▶ _Task directions_: An exact copy of the records is required, minus the pictures they hold.

▶ _Information supplied_:

"""

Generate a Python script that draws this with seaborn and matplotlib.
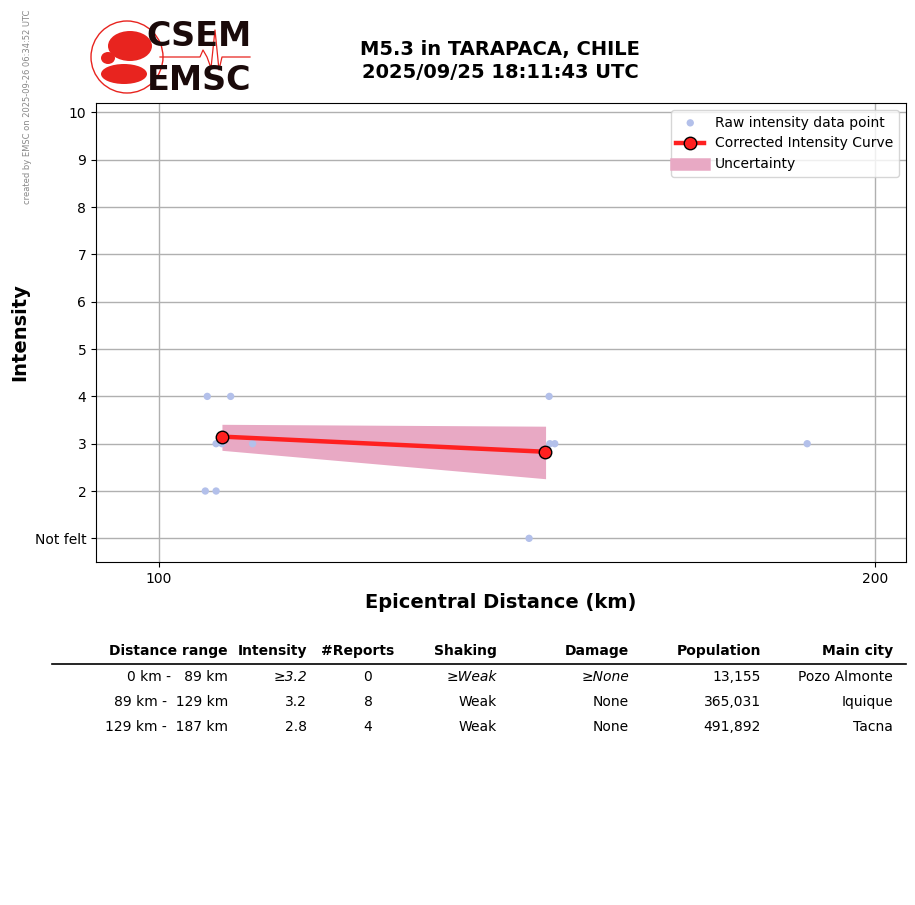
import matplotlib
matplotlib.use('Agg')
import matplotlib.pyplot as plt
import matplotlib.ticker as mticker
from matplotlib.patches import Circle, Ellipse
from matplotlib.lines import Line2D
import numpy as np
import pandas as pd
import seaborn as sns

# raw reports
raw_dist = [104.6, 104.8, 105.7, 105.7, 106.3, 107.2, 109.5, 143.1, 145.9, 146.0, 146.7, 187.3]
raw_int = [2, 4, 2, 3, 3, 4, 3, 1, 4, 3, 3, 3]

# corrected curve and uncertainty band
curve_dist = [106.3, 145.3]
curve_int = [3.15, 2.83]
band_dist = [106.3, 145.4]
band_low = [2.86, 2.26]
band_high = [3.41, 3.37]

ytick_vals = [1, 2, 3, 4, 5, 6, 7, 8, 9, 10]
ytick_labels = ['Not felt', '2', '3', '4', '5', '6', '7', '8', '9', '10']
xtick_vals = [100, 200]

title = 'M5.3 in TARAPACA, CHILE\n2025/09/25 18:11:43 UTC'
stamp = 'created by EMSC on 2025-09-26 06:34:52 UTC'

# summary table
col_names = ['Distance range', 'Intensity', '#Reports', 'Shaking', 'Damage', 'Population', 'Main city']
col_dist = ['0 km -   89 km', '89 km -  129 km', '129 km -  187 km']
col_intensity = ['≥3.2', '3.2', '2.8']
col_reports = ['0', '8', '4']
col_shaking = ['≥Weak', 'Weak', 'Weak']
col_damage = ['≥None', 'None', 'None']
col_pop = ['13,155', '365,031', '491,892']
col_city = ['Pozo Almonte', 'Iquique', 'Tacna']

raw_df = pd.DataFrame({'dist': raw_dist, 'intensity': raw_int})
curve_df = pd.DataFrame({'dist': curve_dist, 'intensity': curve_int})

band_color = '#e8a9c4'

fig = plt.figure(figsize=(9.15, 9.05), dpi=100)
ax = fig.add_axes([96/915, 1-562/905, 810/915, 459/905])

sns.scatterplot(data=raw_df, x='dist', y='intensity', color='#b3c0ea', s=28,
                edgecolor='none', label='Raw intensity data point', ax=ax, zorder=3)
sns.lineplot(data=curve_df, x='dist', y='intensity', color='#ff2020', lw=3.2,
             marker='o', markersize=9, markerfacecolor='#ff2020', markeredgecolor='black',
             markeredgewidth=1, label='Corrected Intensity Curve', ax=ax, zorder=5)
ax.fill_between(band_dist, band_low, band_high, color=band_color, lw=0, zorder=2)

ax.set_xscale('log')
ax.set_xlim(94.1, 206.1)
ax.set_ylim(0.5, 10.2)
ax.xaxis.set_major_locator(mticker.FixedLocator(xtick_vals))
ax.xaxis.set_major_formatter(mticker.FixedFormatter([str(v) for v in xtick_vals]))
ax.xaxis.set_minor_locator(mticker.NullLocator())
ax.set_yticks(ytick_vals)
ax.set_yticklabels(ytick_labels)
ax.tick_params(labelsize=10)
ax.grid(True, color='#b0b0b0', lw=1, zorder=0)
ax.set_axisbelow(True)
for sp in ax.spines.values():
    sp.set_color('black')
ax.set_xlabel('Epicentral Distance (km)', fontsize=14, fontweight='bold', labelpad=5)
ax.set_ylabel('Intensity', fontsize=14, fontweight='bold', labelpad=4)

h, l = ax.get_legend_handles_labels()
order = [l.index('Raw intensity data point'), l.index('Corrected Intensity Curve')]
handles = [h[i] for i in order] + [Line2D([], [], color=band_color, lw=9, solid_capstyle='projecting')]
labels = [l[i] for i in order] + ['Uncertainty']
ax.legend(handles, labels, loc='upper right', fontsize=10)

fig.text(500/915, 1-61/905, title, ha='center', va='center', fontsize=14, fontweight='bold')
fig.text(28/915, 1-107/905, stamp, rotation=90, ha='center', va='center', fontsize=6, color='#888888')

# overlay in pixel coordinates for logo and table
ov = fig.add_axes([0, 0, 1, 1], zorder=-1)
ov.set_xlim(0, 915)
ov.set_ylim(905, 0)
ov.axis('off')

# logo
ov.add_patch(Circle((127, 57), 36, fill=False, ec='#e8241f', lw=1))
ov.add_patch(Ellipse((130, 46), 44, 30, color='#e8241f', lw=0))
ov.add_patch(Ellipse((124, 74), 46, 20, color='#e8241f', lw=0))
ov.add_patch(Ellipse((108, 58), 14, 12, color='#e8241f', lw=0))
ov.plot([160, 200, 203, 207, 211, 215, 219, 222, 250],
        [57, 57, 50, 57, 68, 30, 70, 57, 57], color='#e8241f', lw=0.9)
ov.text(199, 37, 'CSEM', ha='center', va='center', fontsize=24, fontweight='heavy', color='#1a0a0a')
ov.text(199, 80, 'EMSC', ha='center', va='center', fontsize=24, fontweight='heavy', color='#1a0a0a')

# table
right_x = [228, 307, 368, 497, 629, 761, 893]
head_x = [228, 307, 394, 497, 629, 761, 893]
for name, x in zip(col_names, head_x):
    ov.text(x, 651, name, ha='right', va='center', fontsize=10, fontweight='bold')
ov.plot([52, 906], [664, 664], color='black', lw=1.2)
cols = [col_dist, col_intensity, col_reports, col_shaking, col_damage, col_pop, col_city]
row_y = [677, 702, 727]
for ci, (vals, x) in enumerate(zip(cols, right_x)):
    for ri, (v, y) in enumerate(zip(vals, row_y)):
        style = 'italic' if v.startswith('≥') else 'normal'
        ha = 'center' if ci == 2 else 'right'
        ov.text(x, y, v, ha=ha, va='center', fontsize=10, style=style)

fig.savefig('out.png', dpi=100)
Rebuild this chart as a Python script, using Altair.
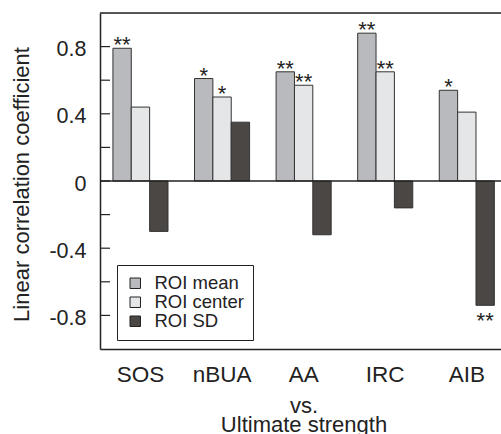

"""

▶ _Correct response_:
Generate a Python script that draws this with seaborn and matplotlib.
import matplotlib
matplotlib.use('Agg')
import matplotlib.pyplot as plt
import matplotlib.ticker as mticker
from matplotlib.patches import Circle, Ellipse
from matplotlib.lines import Line2D
import numpy as np
import pandas as pd
import seaborn as sns

# raw reports
raw_dist = [104.6, 104.8, 105.7, 105.7, 106.3, 107.2, 109.5, 143.1, 145.9, 146.0, 146.7, 187.3]
raw_int = [2, 4, 2, 3, 3, 4, 3, 1, 4, 3, 3, 3]

# corrected curve and uncertainty band
curve_dist = [106.3, 145.3]
curve_int = [3.15, 2.83]
band_dist = [106.3, 145.4]
band_low = [2.86, 2.26]
band_high = [3.41, 3.37]

ytick_vals = [1, 2, 3, 4, 5, 6, 7, 8, 9, 10]
ytick_labels = ['Not felt', '2', '3', '4', '5', '6', '7', '8', '9', '10']
xtick_vals = [100, 200]

title = 'M5.3 in TARAPACA, CHILE\n2025/09/25 18:11:43 UTC'
stamp = 'created by EMSC on 2025-09-26 06:34:52 UTC'

# summary table
col_names = ['Distance range', 'Intensity', '#Reports', 'Shaking', 'Damage', 'Population', 'Main city']
col_dist = ['0 km -   89 km', '89 km -  129 km', '129 km -  187 km']
col_intensity = ['≥3.2', '3.2', '2.8']
col_reports = ['0', '8', '4']
col_shaking = ['≥Weak', 'Weak', 'Weak']
col_damage = ['≥None', 'None', 'None']
col_pop = ['13,155', '365,031', '491,892']
col_city = ['Pozo Almonte', 'Iquique', 'Tacna']

raw_df = pd.DataFrame({'dist': raw_dist, 'intensity': raw_int})
curve_df = pd.DataFrame({'dist': curve_dist, 'intensity': curve_int})

band_color = '#e8a9c4'

fig = plt.figure(figsize=(9.15, 9.05), dpi=100)
ax = fig.add_axes([96/915, 1-562/905, 810/915, 459/905])

sns.scatterplot(data=raw_df, x='dist', y='intensity', color='#b3c0ea', s=28,
                edgecolor='none', label='Raw intensity data point', ax=ax, zorder=3)
sns.lineplot(data=curve_df, x='dist', y='intensity', color='#ff2020', lw=3.2,
             marker='o', markersize=9, markerfacecolor='#ff2020', markeredgecolor='black',
             markeredgewidth=1, label='Corrected Intensity Curve', ax=ax, zorder=5)
ax.fill_between(band_dist, band_low, band_high, color=band_color, lw=0, zorder=2)

ax.set_xscale('log')
ax.set_xlim(94.1, 206.1)
ax.set_ylim(0.5, 10.2)
ax.xaxis.set_major_locator(mticker.FixedLocator(xtick_vals))
ax.xaxis.set_major_formatter(mticker.FixedFormatter([str(v) for v in xtick_vals]))
ax.xaxis.set_minor_locator(mticker.NullLocator())
ax.set_yticks(ytick_vals)
ax.set_yticklabels(ytick_labels)
ax.tick_params(labelsize=10)
ax.grid(True, color='#b0b0b0', lw=1, zorder=0)
ax.set_axisbelow(True)
for sp in ax.spines.values():
    sp.set_color('black')
ax.set_xlabel('Epicentral Distance (km)', fontsize=14, fontweight='bold', labelpad=5)
ax.set_ylabel('Intensity', fontsize=14, fontweight='bold', labelpad=4)

h, l = ax.get_legend_handles_labels()
order = [l.index('Raw intensity data point'), l.index('Corrected Intensity Curve')]
handles = [h[i] for i in order] + [Line2D([], [], color=band_color, lw=9, solid_capstyle='projecting')]
labels = [l[i] for i in order] + ['Uncertainty']
ax.legend(handles, labels, loc='upper right', fontsize=10)

fig.text(500/915, 1-61/905, title, ha='center', va='center', fontsize=14, fontweight='bold')
fig.text(28/915, 1-107/905, stamp, rotation=90, ha='center', va='center', fontsize=6, color='#888888')

# overlay in pixel coordinates for logo and table
ov = fig.add_axes([0, 0, 1, 1], zorder=-1)
ov.set_xlim(0, 915)
ov.set_ylim(905, 0)
ov.axis('off')

# logo
ov.add_patch(Circle((127, 57), 36, fill=False, ec='#e8241f', lw=1))
ov.add_patch(Ellipse((130, 46), 44, 30, color='#e8241f', lw=0))
ov.add_patch(Ellipse((124, 74), 46, 20, color='#e8241f', lw=0))
ov.add_patch(Ellipse((108, 58), 14, 12, color='#e8241f', lw=0))
ov.plot([160, 200, 203, 207, 211, 215, 219, 222, 250],
        [57, 57, 50, 57, 68, 30, 70, 57, 57], color='#e8241f', lw=0.9)
ov.text(199, 37, 'CSEM', ha='center', va='center', fontsize=24, fontweight='heavy', color='#1a0a0a')
ov.text(199, 80, 'EMSC', ha='center', va='center', fontsize=24, fontweight='heavy', color='#1a0a0a')

# table
right_x = [228, 307, 368, 497, 629, 761, 893]
head_x = [228, 307, 394, 497, 629, 761, 893]
for name, x in zip(col_names, head_x):
    ov.text(x, 651, name, ha='right', va='center', fontsize=10, fontweight='bold')
ov.plot([52, 906], [664, 664], color='black', lw=1.2)
cols = [col_dist, col_intensity, col_reports, col_shaking, col_damage, col_pop, col_city]
row_y = [677, 702, 727]
for ci, (vals, x) in enumerate(zip(cols, right_x)):
    for ri, (v, y) in enumerate(zip(vals, row_y)):
        style = 'italic' if v.startswith('≥') else 'normal'
        ha = 'center' if ci == 2 else 'right'
        ov.text(x, y, v, ha=ha, va='center', fontsize=10, style=style)

fig.savefig('out.png', dpi=100)
Rebuild this chart as a Python script, using Altair.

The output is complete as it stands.